> Task requirements
Restate every entry word for word.

> Extracted information
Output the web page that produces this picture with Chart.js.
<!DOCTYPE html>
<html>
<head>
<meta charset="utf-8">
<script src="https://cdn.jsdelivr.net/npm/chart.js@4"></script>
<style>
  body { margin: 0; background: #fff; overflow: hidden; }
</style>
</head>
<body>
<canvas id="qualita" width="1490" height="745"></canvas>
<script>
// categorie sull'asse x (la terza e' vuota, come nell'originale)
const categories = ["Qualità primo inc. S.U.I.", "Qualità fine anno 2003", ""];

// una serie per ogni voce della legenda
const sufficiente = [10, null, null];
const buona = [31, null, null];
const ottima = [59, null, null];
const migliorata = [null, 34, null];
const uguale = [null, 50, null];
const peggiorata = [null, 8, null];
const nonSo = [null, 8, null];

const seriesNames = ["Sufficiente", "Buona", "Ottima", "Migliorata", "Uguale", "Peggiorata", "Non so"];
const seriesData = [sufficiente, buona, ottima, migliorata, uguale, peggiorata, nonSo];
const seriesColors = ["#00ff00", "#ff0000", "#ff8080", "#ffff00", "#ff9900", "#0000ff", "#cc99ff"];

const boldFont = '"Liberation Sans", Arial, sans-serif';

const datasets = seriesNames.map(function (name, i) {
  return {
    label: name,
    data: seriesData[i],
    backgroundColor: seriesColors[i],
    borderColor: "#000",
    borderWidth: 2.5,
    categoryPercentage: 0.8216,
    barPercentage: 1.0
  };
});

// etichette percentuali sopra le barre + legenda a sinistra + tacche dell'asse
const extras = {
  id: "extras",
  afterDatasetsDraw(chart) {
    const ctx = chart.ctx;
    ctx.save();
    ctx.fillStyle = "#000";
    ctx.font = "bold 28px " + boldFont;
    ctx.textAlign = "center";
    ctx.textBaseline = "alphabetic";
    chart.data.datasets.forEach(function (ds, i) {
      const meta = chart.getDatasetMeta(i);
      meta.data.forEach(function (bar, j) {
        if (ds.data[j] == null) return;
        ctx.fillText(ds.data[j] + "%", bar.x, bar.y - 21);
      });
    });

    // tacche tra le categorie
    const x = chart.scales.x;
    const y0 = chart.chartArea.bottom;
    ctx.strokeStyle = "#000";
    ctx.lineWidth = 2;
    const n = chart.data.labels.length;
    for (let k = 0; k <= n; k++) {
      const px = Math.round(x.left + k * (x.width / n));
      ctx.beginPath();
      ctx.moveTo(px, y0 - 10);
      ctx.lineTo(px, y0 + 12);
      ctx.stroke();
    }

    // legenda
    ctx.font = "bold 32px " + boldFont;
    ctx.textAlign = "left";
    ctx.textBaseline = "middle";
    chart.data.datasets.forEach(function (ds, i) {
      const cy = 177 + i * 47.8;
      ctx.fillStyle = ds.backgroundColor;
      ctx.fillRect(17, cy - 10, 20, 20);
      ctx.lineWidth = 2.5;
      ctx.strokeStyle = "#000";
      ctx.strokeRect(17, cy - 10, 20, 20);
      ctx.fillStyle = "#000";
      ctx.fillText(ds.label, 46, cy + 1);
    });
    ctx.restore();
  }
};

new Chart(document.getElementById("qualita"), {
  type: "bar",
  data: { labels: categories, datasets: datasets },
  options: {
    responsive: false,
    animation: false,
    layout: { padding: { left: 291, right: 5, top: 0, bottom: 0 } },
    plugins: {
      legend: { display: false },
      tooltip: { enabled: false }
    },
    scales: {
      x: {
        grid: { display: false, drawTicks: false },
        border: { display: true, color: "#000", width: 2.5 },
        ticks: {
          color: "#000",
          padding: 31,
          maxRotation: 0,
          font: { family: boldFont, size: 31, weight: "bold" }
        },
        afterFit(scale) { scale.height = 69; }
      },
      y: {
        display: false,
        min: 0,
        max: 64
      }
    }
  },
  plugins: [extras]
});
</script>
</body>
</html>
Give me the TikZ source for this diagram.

> Answer
Output the web page that produces this picture with Chart.js.
<!DOCTYPE html>
<html>
<head>
<meta charset="utf-8">
<script src="https://cdn.jsdelivr.net/npm/chart.js@4"></script>
<style>
  body { margin: 0; background: #fff; overflow: hidden; }
</style>
</head>
<body>
<canvas id="qualita" width="1490" height="745"></canvas>
<script>
// categorie sull'asse x (la terza e' vuota, come nell'originale)
const categories = ["Qualità primo inc. S.U.I.", "Qualità fine anno 2003", ""];

// una serie per ogni voce della legenda
const sufficiente = [10, null, null];
const buona = [31, null, null];
const ottima = [59, null, null];
const migliorata = [null, 34, null];
const uguale = [null, 50, null];
const peggiorata = [null, 8, null];
const nonSo = [null, 8, null];

const seriesNames = ["Sufficiente", "Buona", "Ottima", "Migliorata", "Uguale", "Peggiorata", "Non so"];
const seriesData = [sufficiente, buona, ottima, migliorata, uguale, peggiorata, nonSo];
const seriesColors = ["#00ff00", "#ff0000", "#ff8080", "#ffff00", "#ff9900", "#0000ff", "#cc99ff"];

const boldFont = '"Liberation Sans", Arial, sans-serif';

const datasets = seriesNames.map(function (name, i) {
  return {
    label: name,
    data: seriesData[i],
    backgroundColor: seriesColors[i],
    borderColor: "#000",
    borderWidth: 2.5,
    categoryPercentage: 0.8216,
    barPercentage: 1.0
  };
});

// etichette percentuali sopra le barre + legenda a sinistra + tacche dell'asse
const extras = {
  id: "extras",
  afterDatasetsDraw(chart) {
    const ctx = chart.ctx;
    ctx.save();
    ctx.fillStyle = "#000";
    ctx.font = "bold 28px " + boldFont;
    ctx.textAlign = "center";
    ctx.textBaseline = "alphabetic";
    chart.data.datasets.forEach(function (ds, i) {
      const meta = chart.getDatasetMeta(i);
      meta.data.forEach(function (bar, j) {
        if (ds.data[j] == null) return;
        ctx.fillText(ds.data[j] + "%", bar.x, bar.y - 21);
      });
    });

    // tacche tra le categorie
    const x = chart.scales.x;
    const y0 = chart.chartArea.bottom;
    ctx.strokeStyle = "#000";
    ctx.lineWidth = 2;
    const n = chart.data.labels.length;
    for (let k = 0; k <= n; k++) {
      const px = Math.round(x.left + k * (x.width / n));
      ctx.beginPath();
      ctx.moveTo(px, y0 - 10);
      ctx.lineTo(px, y0 + 12);
      ctx.stroke();
    }

    // legenda
    ctx.font = "bold 32px " + boldFont;
    ctx.textAlign = "left";
    ctx.textBaseline = "middle";
    chart.data.datasets.forEach(function (ds, i) {
      const cy = 177 + i * 47.8;
      ctx.fillStyle = ds.backgroundColor;
      ctx.fillRect(17, cy - 10, 20, 20);
      ctx.lineWidth = 2.5;
      ctx.strokeStyle = "#000";
      ctx.strokeRect(17, cy - 10, 20, 20);
      ctx.fillStyle = "#000";
      ctx.fillText(ds.label, 46, cy + 1);
    });
    ctx.restore();
  }
};

new Chart(document.getElementById("qualita"), {
  type: "bar",
  data: { labels: categories, datasets: datasets },
  options: {
    responsive: false,
    animation: false,
    layout: { padding: { left: 291, right: 5, top: 0, bottom: 0 } },
    plugins: {
      legend: { display: false },
      tooltip: { enabled: false }
    },
    scales: {
      x: {
        grid: { display: false, drawTicks: false },
        border: { display: true, color: "#000", width: 2.5 },
        ticks: {
          color: "#000",
          padding: 31,
          maxRotation: 0,
          font: { family: boldFont, size: 31, weight: "bold" }
        },
        afterFit(scale) { scale.height = 69; }
      },
      y: {
        display: false,
        min: 0,
        max: 64
      }
    }
  },
  plugins: [extras]
});
</script>
</body>
</html>
Give me the TikZ source for this diagram.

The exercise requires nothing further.